Storing Your Fishing Gear In The Garage: Do’s and Don’ts
By: Don Lee
on Jun 15, 2016
Fishing aficionados tend to have a lot of gear, including several multi-purpose fishing rods, tackle boxes, lines, hooks, and sinkers. Most fishing equipment is delicate, and not utilizing proper storage can result in unwanted and unexpected damage.
Most homeowners store their fishing gear in the garage, which is both a good and bad thing. The good thing is that the garage serves as an extension of the home, providing ample amounts of additional storage space. The bad part is most garages have almost no temperature control and are primarily used for storing a plethora of other items and parking a car. This means your equipment is susceptible to a whole slew of elements, many of them destructive to quality fishing gear.
If the garage is your only method of storing your fishing rods and such, there are a couple of do’s and don’ts that you need to adhere to in order to preserve your equipment so that they last a lifetime.
Fishing Gear Storage Do’s
- Store your rods vertically instead of horizontally. Racks on slat walls do the trick nicely.
- Free up at least 3 to 4 feet in height for your rods on your garage wall. If possible, keep your rods separate from other wall-mounted equipment.
- For fly lines, remove all fly lines from your reel and store them in coils that aren’t too tight but not too loose. Store these coils in bins or cabinets that are properly divided.
- Hang your fishing waders on a garage wall with hangers, which will allow air to circulate and not stress the rubber.
- Reels suffer the most in the form of corrosion from constant weather changes. The best way to protect them is to store them in bags with holes so moisture can escape.
Fishing Gear Storage Don’ts
- Don’t store rods horizontally unless you have proper support for the tops and bottoms of the rods. Horizontal rod placement increases the possibility of bending while storing rods vertically centers the base of the rod.
- Never place coils of fly line together in the same space, as fly lines can get easily tangled.
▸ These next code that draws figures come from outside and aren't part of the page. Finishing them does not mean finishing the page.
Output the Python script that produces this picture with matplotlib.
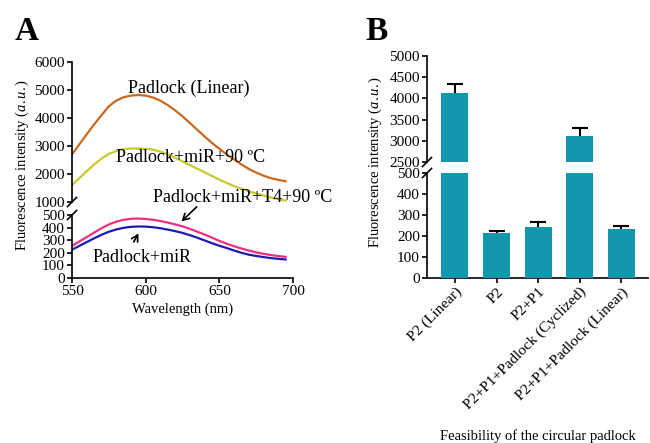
import matplotlib
matplotlib.use('Agg')
import matplotlib.pyplot as plt
import numpy as np

plt.rcParams['font.family'] = ['Liberation Serif', 'DejaVu Serif']
plt.rcParams['mathtext.fontset'] = 'custom'
plt.rcParams['mathtext.rm'] = 'Liberation Serif'
plt.rcParams['mathtext.it'] = 'Liberation Serif:italic'

# ---- panel A: emission spectra (every 5 nm) ----
wavelength = [550, 555, 560, 565, 570, 575, 580, 585, 590, 595,
              600, 605, 610, 615, 620, 625, 630, 635, 640, 645,
              650, 655, 660, 665, 670, 675, 680, 685, 690, 695]
padlock_linear = [2700, 3060, 3420, 3770, 4100, 4420, 4620, 4740, 4800, 4820,
                  4800, 4730, 4620, 4460, 4270, 4060, 3820, 3580, 3340, 3110,
                  2900, 2700, 2520, 2340, 2180, 2050, 1940, 1850, 1790, 1740]
padlock_mir_90 = [1600, 1850, 2100, 2340, 2550, 2720, 2820, 2880, 2910, 2910,
                  2900, 2870, 2800, 2700, 2580, 2450, 2320, 2190, 2060, 1930,
                  1800, 1680, 1570, 1470, 1380, 1300, 1230, 1160, 1100, 1050]
padlock_mir_t4_90 = [255, 290, 325, 360, 395, 425, 447, 462, 470, 472,
                     468, 462, 452, 440, 425, 410, 390, 368, 345, 320,
                     295, 272, 252, 234, 218, 203, 192, 182, 174, 168]
padlock_mir = [225, 255, 285, 315, 343, 367, 385, 398, 406, 409,
               408, 403, 395, 384, 372, 358, 340, 320, 298, 276,
               256, 238, 218, 200, 185, 175, 166, 158, 152, 147]

# ---- panel B: bar chart ----
groups = ['P2 (Linear)', 'P2', 'P2+P1', 'P2+P1+Padlock (Cyclized)',
          'P2+P1+Padlock (Linear)']
bar_means = [4120, 212, 241, 3120, 233]
bar_err = [210, 11, 26, 190, 15]

W, H = 650, 443
fig = plt.figure(figsize=(6.5, 4.43), dpi=100)


def px_axes(x0, y0, x1, y1):
    return fig.add_axes([x0 / W, 1 - y1 / H, (x1 - x0) / W, (y1 - y0) / H])


def style(ax, bottom=False):
    for s in ['top', 'right']:
        ax.spines[s].set_visible(False)
    ax.spines['left'].set_linewidth(1.2)
    ax.spines['bottom'].set_linewidth(1.2)
    if not bottom:
        ax.spines['bottom'].set_visible(False)
        ax.tick_params(axis='x', bottom=False, labelbottom=False)
    ax.tick_params(direction='out', length=3.6, width=1.2, labelsize=11, pad=1.5)
    ax.patch.set_alpha(0)


def break_marks(ax_top, ax_bot):
    d = 4.5
    for ax, yy in [(ax_top, 0), (ax_bot, 1)]:
        tr = ax.transAxes
        x0, y0 = tr.transform((0, yy))
        inv = fig.transFigure.inverted()
        p1 = inv.transform((x0 - d, y0 - d))
        p2 = inv.transform((x0 + d, y0 + d))
        fig.add_artist(plt.Line2D([p1[0], p2[0]], [p1[1], p2[1]],
                                  color='black', lw=1.2))


# ---------------- panel A ----------------
a_top = px_axes(72, 62, 293, 202)
a_bot = px_axes(72, 215, 293, 278)
curves = [(padlock_linear, '#C8691E'), (padlock_mir_90, '#C9C92E'),
          (padlock_mir_t4_90, '#EC2F80'), (padlock_mir, '#1C1CB4')]
for ax in (a_top, a_bot):
    for vals, col in curves:
        ax.plot(wavelength, vals, color=col, lw=1.6)
    ax.set_xlim(550, 700)
a_top.set_ylim(1000, 6000)
a_top.set_yticks([1000, 2000, 3000, 4000, 5000, 6000])
a_bot.set_ylim(0, 500)
a_bot.set_yticks([0, 100, 200, 300, 400, 500])
a_bot.set_xticks([550, 600, 650, 700])
style(a_top)
style(a_bot, bottom=True)
a_bot.set_xlabel('Wavelength (nm)', fontsize=10.5, labelpad=3)
break_marks(a_top, a_bot)

fig.text(22 / W, 1 - 165 / H, r'Fluorescence intensity ($\mathit{a.u.}$)',
         rotation=90, ha='center', va='center', fontsize=10.5)
fig.text(189 / W, 1 - 88 / H, 'Padlock (Linear)', ha='center', va='center', fontsize=13)
fig.text(191 / W, 1 - 157 / H, 'Padlock+miR+90 ºC', ha='center', va='center', fontsize=13)
fig.text(243 / W, 1 - 197 / H, 'Padlock+miR+T4+90 ºC', ha='center', va='center', fontsize=13)
fig.text(142 / W, 1 - 257 / H, 'Padlock+miR', ha='center', va='center', fontsize=13)
arrow = dict(arrowstyle='->,head_length=0.45,head_width=0.25', lw=1.2, color='black')
a_bot.annotate('', xy=(623, 434), xytext=(636, 580), arrowprops=arrow,
               annotation_clip=False)
a_bot.annotate('', xy=(596, 373), xytext=(591, 267), arrowprops=arrow,
               annotation_clip=False)

fig.text(15 / W, 1 - 40 / H, 'A', fontsize=24, fontweight='bold', va='baseline')

# ---------------- panel B ----------------
b_top = px_axes(427, 56, 648, 162)
b_bot = px_axes(427, 173, 648, 278)
x = np.arange(len(groups))
for ax in (b_top, b_bot):
    ax.bar(x, bar_means, width=0.65, color='#1496AC', zorder=3)
    eb = ax.errorbar(x, bar_means, yerr=[np.zeros(len(x)), bar_err], fmt='none',
                     ecolor='black', elinewidth=1.5, capsize=5.5, capthick=1.5,
                     zorder=2)
    eb[1][0].set_visible(False)
    ax.set_xlim(-0.67, 4.64)
b_top.set_ylim(2500, 5000)
b_top.set_yticks([2500, 3000, 3500, 4000, 4500, 5000])
b_bot.set_ylim(0, 500)
b_bot.set_yticks([0, 100, 200, 300, 400, 500])
style(b_top)
style(b_bot, bottom=True)
b_bot.set_xticks(x)
b_bot.set_xticklabels(groups, rotation=45, ha='right', rotation_mode='anchor',
                      fontsize=11)
break_marks(b_top, b_bot)

fig.text(375 / W, 1 - 162 / H, r'Fluorescence intensity ($\mathit{a.u.}$)',
         rotation=90, ha='center', va='center', fontsize=10.5)
fig.text(538 / W, 1 - 436 / H, 'Feasibility of the circular padlock',
         ha='center', va='center', fontsize=10.5)
fig.text(365 / W, 1 - 40 / H, 'B', fontsize=24, fontweight='bold', va='baseline')

fig.savefig('out.png', dpi=100)
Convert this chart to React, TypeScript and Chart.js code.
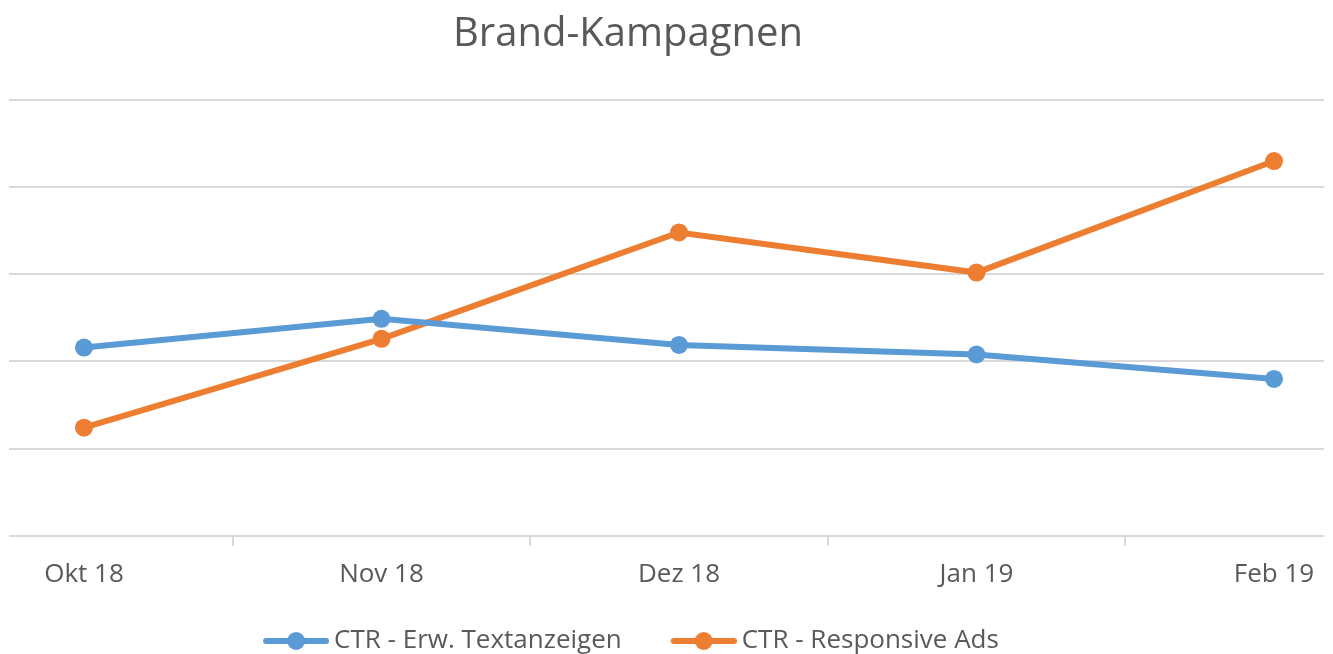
import React, { useEffect, useRef } from "react";
import { Chart, registerables } from "chart.js";

Chart.register(...registerables);

const TITLE = "Brand-Kampagnen";
const categories = ["Okt 18", "Nov 18", "Dez 18", "Jan 19", "Feb 19"];
const seriesNames = ["CTR - Erw. Textanzeigen", "CTR - Responsive Ads"];
const textanzeigen = [2.16, 2.49, 2.19, 2.08, 1.8];
const responsiveAds = [1.24, 2.26, 3.48, 3.02, 4.3];
const colors = ["#5B9BD5", "#ED7D31"];

const FONT = "'Open Sans', 'Noto Sans', sans-serif";
const TEXT_COLOR = "#595959";
const GRID_COLOR = "#d9d9d9";

const LEGEND_BOX_W = 82;
const MARKER_K = 8;

function makeMarker(color: string): HTMLCanvasElement {
  const c = document.createElement("canvas");
  const w = LEGEND_BOX_W + 2 * MARKER_K;
  c.width = w;
  c.height = 22;
  const ctx = c.getContext("2d")!;
  const x1 = w - 66;
  const x2 = w;
  ctx.strokeStyle = color;
  ctx.lineWidth = 6;
  ctx.lineCap = "round";
  ctx.beginPath();
  ctx.moveTo(x1 + 3, 11);
  ctx.lineTo(x2 - 3, 11);
  ctx.stroke();
  ctx.fillStyle = color;
  ctx.beginPath();
  ctx.arc((x1 + x2) / 2, 11, 9, 0, Math.PI * 2);
  ctx.fill();
  return c;
}

const titlePlugin = {
  id: "customTitle",
  afterDraw(chart: any) {
    const ctx = chart.ctx;
    ctx.save();
    ctx.font = `40px ${FONT}`;
    ctx.fillStyle = TEXT_COLOR;
    ctx.textAlign = "center";
    ctx.textBaseline = "alphabetic";
    ctx.fillText(TITLE, 628, 46);
    ctx.restore();
  },
};

const legendShift = {
  id: "legendShift",
  afterLayout(chart: any) {
    const l = chart.legend;
    if (l) {
      l.left -= 50;
      l.right -= 50;
    }
  },
};

export default function App() {
  const ref = useRef<HTMLCanvasElement | null>(null);

  useEffect(() => {
    if (!ref.current) return;
    const markers = colors.map(makeMarker);
    const xs = categories.map((_, i) => i);
    const chart = new Chart(ref.current, {
      type: "line",
      data: {
        datasets: [textanzeigen, responsiveAds].map((vals, i) => ({
          label: seriesNames[i],
          data: vals.map((v, j) => ({ x: xs[j], y: v })),
          borderColor: colors[i],
          backgroundColor: colors[i],
          borderWidth: 6,
          pointRadius: 9,
          pointHoverRadius: 9,
          pointBorderWidth: 0,
          tension: 0,
        })),
      },
      plugins: [titlePlugin, legendShift],
      options: {
        responsive: false,
        animation: false,
        layout: { padding: { top: 100, left: 8, right: 3, bottom: 0 } },
        scales: {
          x: {
            type: "linear",
            min: -0.252,
            max: 4.168,
            afterBuildTicks: (s: any) => {
              const t = [];
              for (let v = 0; v <= 4.0001; v += 0.5) t.push({ value: v });
              s.ticks = t;
            },
            afterFit: (s: any) => {
              s.paddingLeft = 0;
              s.paddingRight = 0;
            },
            border: { display: false },
            grid: {
              drawOnChartArea: false,
              drawTicks: true,
              tickLength: 10,
              lineWidth: 2,
              color: (c: any) =>
                c.tick && Number.isInteger(c.tick.value) ? "rgba(0,0,0,0)" : GRID_COLOR,
            },
            ticks: {
              autoSkip: false,
              maxRotation: 0,
              padding: 13,
              color: TEXT_COLOR,
              font: { family: FONT, size: 26 },
              callback: (v: any) =>
                Number.isInteger(v) ? categories[v] ?? "" : "",
            },
          },
          y: {
            min: 0,
            max: 5,
            border: { display: false },
            grid: { color: GRID_COLOR, lineWidth: 2, drawTicks: false },
            ticks: { display: false, stepSize: 1 },
          },
        },
        plugins: {
          title: { display: false },
          tooltip: { enabled: false },
          legend: {
            position: "bottom",
            labels: {
              usePointStyle: true,
              pointStyleWidth: LEGEND_BOX_W,
              padding: 25,
              color: TEXT_COLOR,
              font: { family: FONT, size: 26 },
              generateLabels: (ch: any) =>
                Chart.defaults.plugins.legend.labels
                  .generateLabels(ch)
                  .map((l: any, i: number) => ({ ...l, pointStyle: markers[i] })),
            },
          },
        },
      },
    });
    return () => chart.destroy();
  }, []);

  return (
    <div style={{ position: "absolute", left: 0, top: 0, width: 1333, height: 654, overflow: "hidden", background: "#fff" }}>
      <canvas ref={ref} width={1333} height={664} />
    </div>
  );
}
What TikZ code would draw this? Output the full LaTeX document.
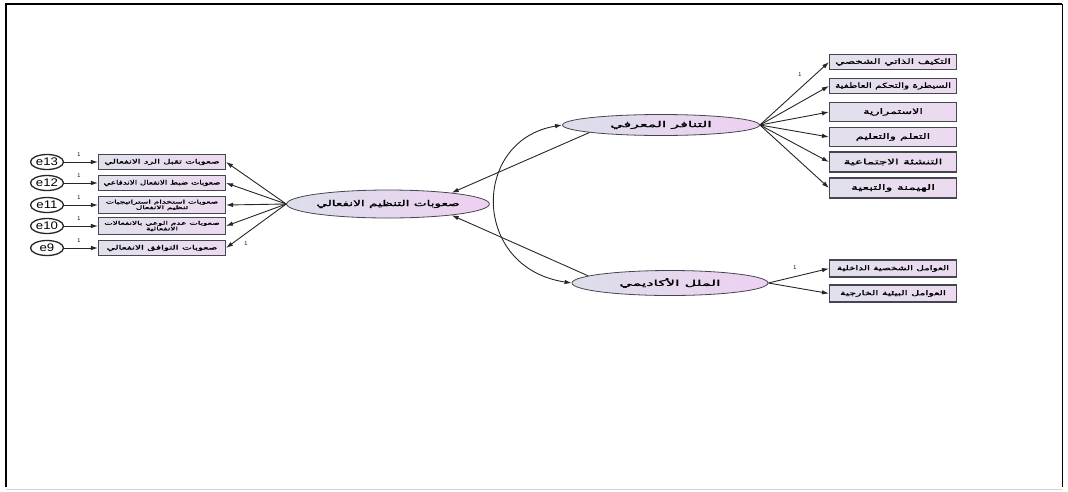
\documentclass[tikz,border=0pt]{standalone}
\usepackage{fontspec}
\usepackage{graphicx}
\usetikzlibrary{arrows.meta,shapes.geometric}
\TeXXeTstate=1
\newfontfamily\arabicfont[Script=Arabic,FakeBold=1.2]{DejaVu Sans}
\newfontfamily\arabicwide[Script=Arabic,FakeBold=1.5]{DejaVu Sans}
\newfontfamily\labfont{Liberation Sans}
\newcommand{\sxt}[2]{\scalebox{#1}[1]{#2}}
\definecolor{boxleft}{RGB}{226,224,236}
\definecolor{boxright}{RGB}{236,218,240}
\definecolor{ellleft}{RGB}{220,222,234}
\definecolor{ellright}{RGB}{238,208,242}
\definecolor{edge}{RGB}{70,70,80}
\tikzset{
  obsbox/.style={rectangle, draw=edge, line width=1.1pt, left color=boxleft, right color=boxright,
    minimum width=127pt, inner sep=0pt, align=center,
    font=\arabicfont\fontsize{6}{6.5}\selectfont},
  latent/.style={ellipse, draw=edge, line width=0.8pt, left color=ellleft, right color=ellright,
    inner sep=0pt, font=\arabicwide\fontsize{8}{9}\selectfont},
  errnode/.style={ellipse, draw=black!85, line width=1.3pt, fill=white, minimum width=33pt, minimum height=15pt,
    inner sep=0pt, font=\labfont\fontsize{11}{11}\selectfont},
  pathar/.style={-{Latex[length=7pt,width=4.5pt]}, line width=0.9pt, draw=black!85},
  covar/.style={{Latex[length=7pt,width=4.5pt]}-{Latex[length=7pt,width=4.5pt]}, line width=0.9pt, draw=black!85},
  onelab/.style={font=\labfont\fontsize{5.5}{5.5}\selectfont, inner sep=0pt}
}
\begin{document}
\begin{tikzpicture}[x=1pt,y=-1pt]
\useasboundingbox (0,0) rectangle (1068,491);
% frame
\draw[line width=1.5pt] (6,487) -- (6,4) -- (1062,4);
\draw[line width=0.6pt] (1062,4) -- (1062,487);
\draw[gray!35, line width=0.8pt] (6,489) -- (1062,489);

% latent variables
\node[latent, minimum width=190pt, minimum height=28pt] (C) at (388,204) {\sxt{1.7}{\beginR صعوبات التنظيم الانفعالي\endR}};
\node[latent, minimum width=197pt, minimum height=21pt] (T) at (661,125) {\sxt{2.0}{\beginR التنافر المعرفي\endR}};
\node[latent, minimum width=196pt, minimum height=25pt] (B) at (670,283) {\sxt{2.0}{\beginR الملل الأكاديمي\endR}};

% left observed
\node[obsbox, minimum height=15pt] (L1) at (162,162) {\sxt{1.7}{\beginR صعوبات تقبل الرد الانفعالي\endR}};
\node[obsbox, minimum height=15pt] (L2) at (162,183) {\sxt{1.45}{\beginR صعوبات ضبط الانفعال الاندفاعي\endR}};
\node[obsbox, minimum height=17pt, font=\arabicfont\fontsize{5}{5.6}\selectfont] (L3) at (162,205) {\sxt{1.8}{\beginR صعوبات استخدام استراتيجيات\endR}\\\sxt{1.8}{\beginR تنظيم الانفعال\endR}};
\node[obsbox, minimum height=17pt, font=\arabicfont\fontsize{5}{5.6}\selectfont] (L4) at (162,226) {\sxt{1.8}{\beginR صعوبات عدم الوعي بالانفعالات\endR}\\\sxt{1.8}{\beginR الانفعالية\endR}};
\node[obsbox, minimum height=15pt] (L5) at (162,248) {\sxt{1.75}{\beginR صعوبات التوافق الانفعالي\endR}};

% errors
\node[errnode] (e13) at (47,162) {\scalebox{1.2}[1]{e13}};
\node[errnode] (e12) at (47,183) {\scalebox{1.2}[1]{e12}};
\node[errnode] (e11) at (47,205) {\scalebox{1.2}[1]{e11}};
\node[errnode] (e10) at (47,226) {\scalebox{1.2}[1]{e10}};
\node[errnode] (e9) at (47,248) {\scalebox{1.2}[1]{e9}};

\foreach \e/\l in {e13/L1,e12/L2,e11/L3,e10/L4,e9/L5}{
  \draw[pathar] (\e) -- (\l);
}
\node[onelab] (o13) at (79,155) {1};
\node[onelab] (o12) at (79,176) {1};
\node[onelab] (o11) at (79,198) {1};
\node[onelab] (o10) at (79,219) {1};
\node[onelab] (o9) at (79,241) {1};

\foreach \l in {L1,L2,L3,L4,L5}{
  \draw[pathar] (C.west) -- (\l.east);
}
\node[onelab] (oc) at (246,244) {1};

% right observed (top)
\node[obsbox, minimum height=15pt, font=\arabicfont\fontsize{7}{7.5}\selectfont] (R1) at (893,62) {\sxt{1.7}{\beginR التكيف الذاتي الشخصي\endR}};
\node[obsbox, minimum height=15pt, font=\arabicfont\fontsize{7}{7.5}\selectfont] (R2) at (893,86) {\sxt{1.5}{\beginR السيطرة والتحكم العاطفية\endR}};
\node[obsbox, minimum height=19pt, font=\arabicfont\fontsize{7.5}{8}\selectfont] (R3) at (893,112) {\sxt{1.7}{\beginR الاستمرارية\endR}};
\node[obsbox, minimum height=19pt, font=\arabicfont\fontsize{7.5}{8}\selectfont] (R4) at (893,137) {\sxt{1.7}{\beginR التعلم والتعليم\endR}};
\node[obsbox, minimum height=20pt, font=\arabicfont\fontsize{7.5}{8}\selectfont] (R5) at (893,162) {\sxt{1.8}{\beginR التنشئة الاجتماعية\endR}};
\node[obsbox, minimum height=20pt, font=\arabicfont\fontsize{7.5}{8}\selectfont] (R6) at (893,188) {\sxt{1.85}{\beginR الهيمنة والتبعية\endR}};
\foreach \r in {R1,R2,R3,R4,R5,R6}{
  \draw[pathar] (T.east) -- (\r.west);
}
\node[onelab] (ot) at (800,75) {1};

% right observed (bottom)
\node[obsbox, minimum height=17pt, font=\arabicfont\fontsize{6.5}{7}\selectfont] (S1) at (893,268.5) {\sxt{1.6}{\beginR العوامل الشخصية الداخلية\endR}};
\node[obsbox, minimum height=17pt, font=\arabicfont\fontsize{6.5}{7}\selectfont] (S2) at (893,293.5) {\sxt{1.7}{\beginR العوامل البيئية الخارجية\endR}};
\foreach \s in {S1,S2}{
  \draw[pathar] (B.east) -- (\s.west);
}
\node[onelab] (ob) at (795,268) {1};

% structural paths
\draw[pathar] (T.186) -- (C.10);
\draw[pathar] (B.175) -- (C.-10);

% covariance
\draw[covar] (T.west) .. controls (471,140) and (471,268) .. (B.west);
\end{tikzpicture}
\end{document}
- Never hang other heavy equipment above or adjacent to your fishing rods. An accident where the equipment falls and comes in contact with the rods can weaken the graphite or fiberglass of the rods.
- Don’t hang waders by the suspenders, as this will cause the straps to elongate and possibly break. Hang them by the boots instead.
- Don’t start storing reels until all the salt and sand residue has been cleaned off. Dry the reels with a towel and blow dryer, as leaving any additional moisture can cause bacteria build-up.